Effective reuse starts with control normalization. Security teams define each control once, using language that reflects the operational intent, then map that control to multiple framework requirements. For example, a privileged access review may support internal policy, NIST controls, and sector-specific obligations if the review criteria, frequency, approver, and sampling method are consistent. NIST SP 800-53 Rev. 5 provides a strong reference point for this because it breaks requirements into testable control statements that can be mapped to evidence more cleanly than narrative audit responses.

To make the evidence reusable, attach it to the control object, not to the audit ticket. The evidence record should show who produced it, what system or process was tested, the testing date, the population covered, and the result. That lets the same artifact support multiple reviews while preserving context. A practical operating model usually includes:

  • a control catalog with unique IDs and framework mappings
  • standard evidence types for each control, such as screenshots, exports, logs, and attestations
  • named control owners and reviewers
  • versioning so evidence can be shown as current or historical
  • traceability from framework requirement to control to evidence source

This approach also improves readiness for continuous assurance, because evidence can be refreshed on a schedule instead of recreated under audit pressure. It works especially well when GRC, identity, cloud, and security operations teams agree on common test procedures and retention rules. These controls tend to break down when evidence is manually exported from short-lived systems, because the source state changes before the next framework mapping can be validated.

Common Variations and Edge Cases

Tighter evidence standardisation often increases operational overhead, requiring organisations to balance reuse efficiency against local audit expectations. That tradeoff matters because not every framework accepts the same evidence depth, even when the control intent overlaps.

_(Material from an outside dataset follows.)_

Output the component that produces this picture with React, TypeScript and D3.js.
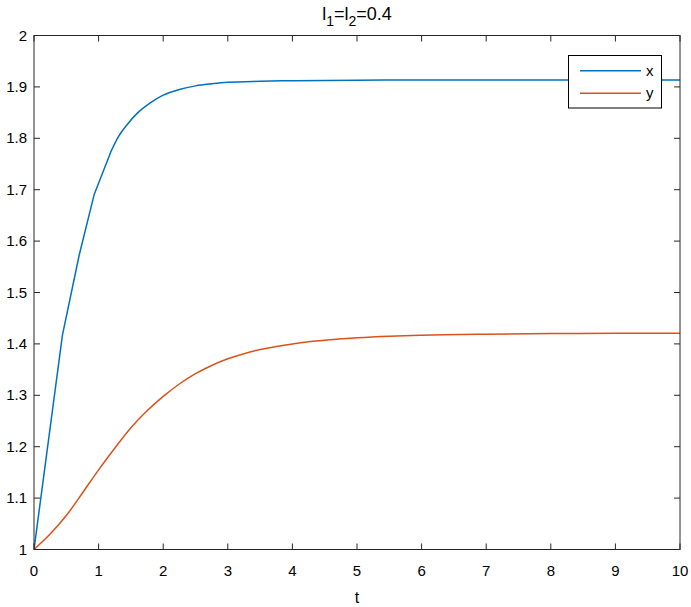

Current guidance suggests reuse is strongest for shared operational controls such as access reviews, logging, patching, and configuration baselines, while weaker for legal, privacy, or jurisdiction-specific statements that require their own attestations.

There is no universal standard for evidence packaging yet, so teams should expect exceptions. A privacy regulator may want data-processing context that a cybersecurity framework does not need. A cloud assurance review may accept configuration exports, while a financial control audit may require signed attestations and segregation-of-duties proof. The best practice is to maintain a core evidence set and then add framework-specific wrappers only where the requirement truly differs. That is also where identity and privileged access intersect: reused evidence is most defensible when the same control object covers both entitlement governance and operational verification, rather than when access evidence is copied into unrelated compliance folders.

For teams maturing toward automation, the next step is to link evidence collection to control testing pipelines and retain immutable source references. NIST SP 800-53 Rev 5 Security and Privacy Controls supports this by making control assessment more structured, but the organisation still has to decide what counts as sufficient proof in each domain. Reuse fails when a control library is built for convenience rather than for real operational equivalence, because auditors quickly spot when the same artifact is being repurposed without matching test intent.

Standards & Framework Alignment

This section maps relevant standards and security frameworks to the operational risks and controls described in this guidance.

NIST CSF 2.0 and NIST SP 800-53 Rev 5 set the governance and control requirements practitioners need to meet.

Framework Control / Reference Relevance
NIST CSF 2.0 GV.OV-01 Evidence reuse depends on clear governance, ownership, and oversight of shared controls.
NIST SP 800-53 Rev 5 CA-7 Continuous monitoring supports keeping reused evidence current across multiple assessments.

Centralise control ownership and map each reusable evidence item to a governed control record.